Recorded data
....................

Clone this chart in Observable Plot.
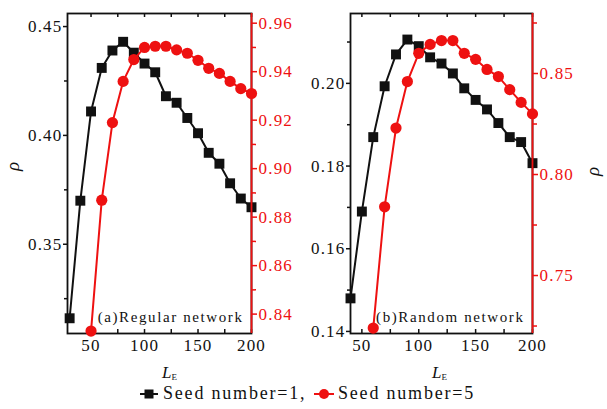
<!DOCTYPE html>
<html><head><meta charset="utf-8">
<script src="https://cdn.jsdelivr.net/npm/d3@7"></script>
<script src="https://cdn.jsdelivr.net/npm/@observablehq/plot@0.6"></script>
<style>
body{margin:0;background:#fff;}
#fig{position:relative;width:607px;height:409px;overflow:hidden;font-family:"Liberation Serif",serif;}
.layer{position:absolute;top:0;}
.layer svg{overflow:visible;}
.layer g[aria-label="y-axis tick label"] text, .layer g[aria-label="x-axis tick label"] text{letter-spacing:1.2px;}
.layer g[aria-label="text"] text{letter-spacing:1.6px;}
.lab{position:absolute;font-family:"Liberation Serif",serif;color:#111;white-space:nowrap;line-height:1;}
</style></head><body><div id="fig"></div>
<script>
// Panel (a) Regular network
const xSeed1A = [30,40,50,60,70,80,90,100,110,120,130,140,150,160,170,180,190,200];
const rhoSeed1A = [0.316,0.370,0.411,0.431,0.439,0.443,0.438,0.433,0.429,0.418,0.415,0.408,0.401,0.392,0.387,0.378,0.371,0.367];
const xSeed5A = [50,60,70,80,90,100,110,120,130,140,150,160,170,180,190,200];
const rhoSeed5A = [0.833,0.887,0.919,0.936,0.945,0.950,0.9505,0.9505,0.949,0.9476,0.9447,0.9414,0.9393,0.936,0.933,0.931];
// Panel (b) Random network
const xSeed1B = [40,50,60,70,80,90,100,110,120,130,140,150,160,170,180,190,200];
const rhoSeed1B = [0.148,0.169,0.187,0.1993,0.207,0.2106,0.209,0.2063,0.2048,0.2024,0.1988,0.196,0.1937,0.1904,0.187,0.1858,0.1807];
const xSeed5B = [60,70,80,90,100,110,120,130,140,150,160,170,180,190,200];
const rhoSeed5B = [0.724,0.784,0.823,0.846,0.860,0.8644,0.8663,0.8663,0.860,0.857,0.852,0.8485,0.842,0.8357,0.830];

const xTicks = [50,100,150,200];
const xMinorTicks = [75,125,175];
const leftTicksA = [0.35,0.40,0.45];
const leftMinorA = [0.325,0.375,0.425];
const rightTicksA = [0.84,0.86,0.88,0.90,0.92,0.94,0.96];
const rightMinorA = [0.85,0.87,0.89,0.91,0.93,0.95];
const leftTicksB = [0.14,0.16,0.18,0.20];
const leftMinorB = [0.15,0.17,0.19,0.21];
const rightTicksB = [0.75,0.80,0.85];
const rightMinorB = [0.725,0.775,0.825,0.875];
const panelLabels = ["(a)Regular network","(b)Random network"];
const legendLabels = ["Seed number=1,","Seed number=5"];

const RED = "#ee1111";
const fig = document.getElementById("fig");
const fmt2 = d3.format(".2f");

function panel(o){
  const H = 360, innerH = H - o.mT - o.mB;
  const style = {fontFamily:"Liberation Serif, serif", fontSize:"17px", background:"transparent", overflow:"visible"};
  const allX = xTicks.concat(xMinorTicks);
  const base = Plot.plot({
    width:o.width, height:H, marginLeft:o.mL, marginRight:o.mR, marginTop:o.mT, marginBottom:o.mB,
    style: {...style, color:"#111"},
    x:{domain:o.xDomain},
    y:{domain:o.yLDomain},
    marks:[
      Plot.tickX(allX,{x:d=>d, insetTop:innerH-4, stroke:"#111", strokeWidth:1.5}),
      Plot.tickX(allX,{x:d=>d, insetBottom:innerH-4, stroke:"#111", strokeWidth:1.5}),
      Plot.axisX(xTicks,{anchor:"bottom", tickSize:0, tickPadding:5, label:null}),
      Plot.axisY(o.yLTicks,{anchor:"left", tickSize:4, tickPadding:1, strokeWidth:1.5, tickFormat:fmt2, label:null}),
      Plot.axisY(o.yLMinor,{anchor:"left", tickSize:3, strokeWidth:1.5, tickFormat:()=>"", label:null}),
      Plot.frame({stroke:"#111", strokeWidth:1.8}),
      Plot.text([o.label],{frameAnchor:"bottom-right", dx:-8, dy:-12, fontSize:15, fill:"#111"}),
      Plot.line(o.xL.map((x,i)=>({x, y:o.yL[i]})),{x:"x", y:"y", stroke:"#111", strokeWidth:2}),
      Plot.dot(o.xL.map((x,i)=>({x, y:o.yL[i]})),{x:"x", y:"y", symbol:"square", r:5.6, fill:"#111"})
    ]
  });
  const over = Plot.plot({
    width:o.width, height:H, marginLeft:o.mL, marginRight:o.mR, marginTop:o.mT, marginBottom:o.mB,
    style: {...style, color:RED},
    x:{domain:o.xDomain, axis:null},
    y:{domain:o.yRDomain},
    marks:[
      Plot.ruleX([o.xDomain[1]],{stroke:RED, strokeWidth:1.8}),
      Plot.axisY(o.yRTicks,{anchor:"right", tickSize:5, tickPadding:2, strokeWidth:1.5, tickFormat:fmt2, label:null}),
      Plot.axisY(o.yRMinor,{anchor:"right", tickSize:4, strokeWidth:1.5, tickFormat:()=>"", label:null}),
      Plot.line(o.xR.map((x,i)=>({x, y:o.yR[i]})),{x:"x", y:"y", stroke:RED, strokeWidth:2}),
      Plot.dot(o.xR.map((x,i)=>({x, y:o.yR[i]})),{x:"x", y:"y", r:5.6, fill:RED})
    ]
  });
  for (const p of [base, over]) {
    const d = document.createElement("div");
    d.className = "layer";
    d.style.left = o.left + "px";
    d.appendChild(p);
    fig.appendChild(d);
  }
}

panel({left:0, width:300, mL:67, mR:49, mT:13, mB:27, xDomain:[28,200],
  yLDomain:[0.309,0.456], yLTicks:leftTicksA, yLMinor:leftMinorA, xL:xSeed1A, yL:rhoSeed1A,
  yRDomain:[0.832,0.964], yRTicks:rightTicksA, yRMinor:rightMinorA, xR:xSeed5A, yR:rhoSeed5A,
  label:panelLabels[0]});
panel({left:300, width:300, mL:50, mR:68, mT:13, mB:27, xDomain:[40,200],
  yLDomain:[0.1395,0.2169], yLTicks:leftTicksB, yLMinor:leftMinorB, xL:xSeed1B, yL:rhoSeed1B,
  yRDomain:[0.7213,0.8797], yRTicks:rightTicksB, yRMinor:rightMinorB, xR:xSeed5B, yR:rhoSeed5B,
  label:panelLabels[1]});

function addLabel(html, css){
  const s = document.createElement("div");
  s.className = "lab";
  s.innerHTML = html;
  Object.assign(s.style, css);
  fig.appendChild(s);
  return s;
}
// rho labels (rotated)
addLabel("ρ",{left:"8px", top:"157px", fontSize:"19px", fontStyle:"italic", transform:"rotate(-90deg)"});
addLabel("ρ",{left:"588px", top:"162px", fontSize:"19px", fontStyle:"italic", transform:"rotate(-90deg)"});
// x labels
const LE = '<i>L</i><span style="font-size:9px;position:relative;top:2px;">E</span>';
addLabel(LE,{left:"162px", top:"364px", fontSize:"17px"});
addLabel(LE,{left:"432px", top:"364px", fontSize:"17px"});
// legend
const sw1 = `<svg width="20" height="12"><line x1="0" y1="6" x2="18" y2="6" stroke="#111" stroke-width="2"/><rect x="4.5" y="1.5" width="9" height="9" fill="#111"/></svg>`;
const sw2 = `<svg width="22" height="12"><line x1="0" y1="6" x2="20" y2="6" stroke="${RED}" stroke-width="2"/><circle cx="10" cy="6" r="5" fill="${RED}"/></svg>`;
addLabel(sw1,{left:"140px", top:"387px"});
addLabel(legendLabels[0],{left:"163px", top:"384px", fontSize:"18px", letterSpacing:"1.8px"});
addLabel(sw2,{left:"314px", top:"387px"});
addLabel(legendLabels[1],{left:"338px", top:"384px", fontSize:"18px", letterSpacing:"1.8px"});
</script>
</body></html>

....................

Task to complete
Copy the listing over exactly, skipping the pictures it holds.

Task response
Clone this chart in Observable Plot.
<!DOCTYPE html>
<html><head><meta charset="utf-8">
<script src="https://cdn.jsdelivr.net/npm/d3@7"></script>
<script src="https://cdn.jsdelivr.net/npm/@observablehq/plot@0.6"></script>
<style>
body{margin:0;background:#fff;}
#fig{position:relative;width:607px;height:409px;overflow:hidden;font-family:"Liberation Serif",serif;}
.layer{position:absolute;top:0;}
.layer svg{overflow:visible;}
.layer g[aria-label="y-axis tick label"] text, .layer g[aria-label="x-axis tick label"] text{letter-spacing:1.2px;}
.layer g[aria-label="text"] text{letter-spacing:1.6px;}
.lab{position:absolute;font-family:"Liberation Serif",serif;color:#111;white-space:nowrap;line-height:1;}
</style></head><body><div id="fig"></div>
<script>
// Panel (a) Regular network
const xSeed1A = [30,40,50,60,70,80,90,100,110,120,130,140,150,160,170,180,190,200];
const rhoSeed1A = [0.316,0.370,0.411,0.431,0.439,0.443,0.438,0.433,0.429,0.418,0.415,0.408,0.401,0.392,0.387,0.378,0.371,0.367];
const xSeed5A = [50,60,70,80,90,100,110,120,130,140,150,160,170,180,190,200];
const rhoSeed5A = [0.833,0.887,0.919,0.936,0.945,0.950,0.9505,0.9505,0.949,0.9476,0.9447,0.9414,0.9393,0.936,0.933,0.931];
// Panel (b) Random network
const xSeed1B = [40,50,60,70,80,90,100,110,120,130,140,150,160,170,180,190,200];
const rhoSeed1B = [0.148,0.169,0.187,0.1993,0.207,0.2106,0.209,0.2063,0.2048,0.2024,0.1988,0.196,0.1937,0.1904,0.187,0.1858,0.1807];
const xSeed5B = [60,70,80,90,100,110,120,130,140,150,160,170,180,190,200];
const rhoSeed5B = [0.724,0.784,0.823,0.846,0.860,0.8644,0.8663,0.8663,0.860,0.857,0.852,0.8485,0.842,0.8357,0.830];

const xTicks = [50,100,150,200];
const xMinorTicks = [75,125,175];
const leftTicksA = [0.35,0.40,0.45];
const leftMinorA = [0.325,0.375,0.425];
const rightTicksA = [0.84,0.86,0.88,0.90,0.92,0.94,0.96];
const rightMinorA = [0.85,0.87,0.89,0.91,0.93,0.95];
const leftTicksB = [0.14,0.16,0.18,0.20];
const leftMinorB = [0.15,0.17,0.19,0.21];
const rightTicksB = [0.75,0.80,0.85];
const rightMinorB = [0.725,0.775,0.825,0.875];
const panelLabels = ["(a)Regular network","(b)Random network"];
const legendLabels = ["Seed number=1,","Seed number=5"];

const RED = "#ee1111";
const fig = document.getElementById("fig");
const fmt2 = d3.format(".2f");

function panel(o){
  const H = 360, innerH = H - o.mT - o.mB;
  const style = {fontFamily:"Liberation Serif, serif", fontSize:"17px", background:"transparent", overflow:"visible"};
  const allX = xTicks.concat(xMinorTicks);
  const base = Plot.plot({
    width:o.width, height:H, marginLeft:o.mL, marginRight:o.mR, marginTop:o.mT, marginBottom:o.mB,
    style: {...style, color:"#111"},
    x:{domain:o.xDomain},
    y:{domain:o.yLDomain},
    marks:[
      Plot.tickX(allX,{x:d=>d, insetTop:innerH-4, stroke:"#111", strokeWidth:1.5}),
      Plot.tickX(allX,{x:d=>d, insetBottom:innerH-4, stroke:"#111", strokeWidth:1.5}),
      Plot.axisX(xTicks,{anchor:"bottom", tickSize:0, tickPadding:5, label:null}),
      Plot.axisY(o.yLTicks,{anchor:"left", tickSize:4, tickPadding:1, strokeWidth:1.5, tickFormat:fmt2, label:null}),
      Plot.axisY(o.yLMinor,{anchor:"left", tickSize:3, strokeWidth:1.5, tickFormat:()=>"", label:null}),
      Plot.frame({stroke:"#111", strokeWidth:1.8}),
      Plot.text([o.label],{frameAnchor:"bottom-right", dx:-8, dy:-12, fontSize:15, fill:"#111"}),
      Plot.line(o.xL.map((x,i)=>({x, y:o.yL[i]})),{x:"x", y:"y", stroke:"#111", strokeWidth:2}),
      Plot.dot(o.xL.map((x,i)=>({x, y:o.yL[i]})),{x:"x", y:"y", symbol:"square", r:5.6, fill:"#111"})
    ]
  });
  const over = Plot.plot({
    width:o.width, height:H, marginLeft:o.mL, marginRight:o.mR, marginTop:o.mT, marginBottom:o.mB,
    style: {...style, color:RED},
    x:{domain:o.xDomain, axis:null},
    y:{domain:o.yRDomain},
    marks:[
      Plot.ruleX([o.xDomain[1]],{stroke:RED, strokeWidth:1.8}),
      Plot.axisY(o.yRTicks,{anchor:"right", tickSize:5, tickPadding:2, strokeWidth:1.5, tickFormat:fmt2, label:null}),
      Plot.axisY(o.yRMinor,{anchor:"right", tickSize:4, strokeWidth:1.5, tickFormat:()=>"", label:null}),
      Plot.line(o.xR.map((x,i)=>({x, y:o.yR[i]})),{x:"x", y:"y", stroke:RED, strokeWidth:2}),
      Plot.dot(o.xR.map((x,i)=>({x, y:o.yR[i]})),{x:"x", y:"y", r:5.6, fill:RED})
    ]
  });
  for (const p of [base, over]) {
    const d = document.createElement("div");
    d.className = "layer";
    d.style.left = o.left + "px";
    d.appendChild(p);
    fig.appendChild(d);
  }
}

panel({left:0, width:300, mL:67, mR:49, mT:13, mB:27, xDomain:[28,200],
  yLDomain:[0.309,0.456], yLTicks:leftTicksA, yLMinor:leftMinorA, xL:xSeed1A, yL:rhoSeed1A,
  yRDomain:[0.832,0.964], yRTicks:rightTicksA, yRMinor:rightMinorA, xR:xSeed5A, yR:rhoSeed5A,
  label:panelLabels[0]});
panel({left:300, width:300, mL:50, mR:68, mT:13, mB:27, xDomain:[40,200],
  yLDomain:[0.1395,0.2169], yLTicks:leftTicksB, yLMinor:leftMinorB, xL:xSeed1B, yL:rhoSeed1B,
  yRDomain:[0.7213,0.8797], yRTicks:rightTicksB, yRMinor:rightMinorB, xR:xSeed5B, yR:rhoSeed5B,
  label:panelLabels[1]});

function addLabel(html, css){
  const s = document.createElement("div");
  s.className = "lab";
  s.innerHTML = html;
  Object.assign(s.style, css);
  fig.appendChild(s);
  return s;
}
// rho labels (rotated)
addLabel("ρ",{left:"8px", top:"157px", fontSize:"19px", fontStyle:"italic", transform:"rotate(-90deg)"});
addLabel("ρ",{left:"588px", top:"162px", fontSize:"19px", fontStyle:"italic", transform:"rotate(-90deg)"});
// x labels
const LE = '<i>L</i><span style="font-size:9px;position:relative;top:2px;">E</span>';
addLabel(LE,{left:"162px", top:"364px", fontSize:"17px"});
addLabel(LE,{left:"432px", top:"364px", fontSize:"17px"});
// legend
const sw1 = `<svg width="20" height="12"><line x1="0" y1="6" x2="18" y2="6" stroke="#111" stroke-width="2"/><rect x="4.5" y="1.5" width="9" height="9" fill="#111"/></svg>`;
const sw2 = `<svg width="22" height="12"><line x1="0" y1="6" x2="20" y2="6" stroke="${RED}" stroke-width="2"/><circle cx="10" cy="6" r="5" fill="${RED}"/></svg>`;
addLabel(sw1,{left:"140px", top:"387px"});
addLabel(legendLabels[0],{left:"163px", top:"384px", fontSize:"18px", letterSpacing:"1.8px"});
addLabel(sw2,{left:"314px", top:"387px"});
addLabel(legendLabels[1],{left:"338px", top:"384px", fontSize:"18px", letterSpacing:"1.8px"});
</script>
</body></html>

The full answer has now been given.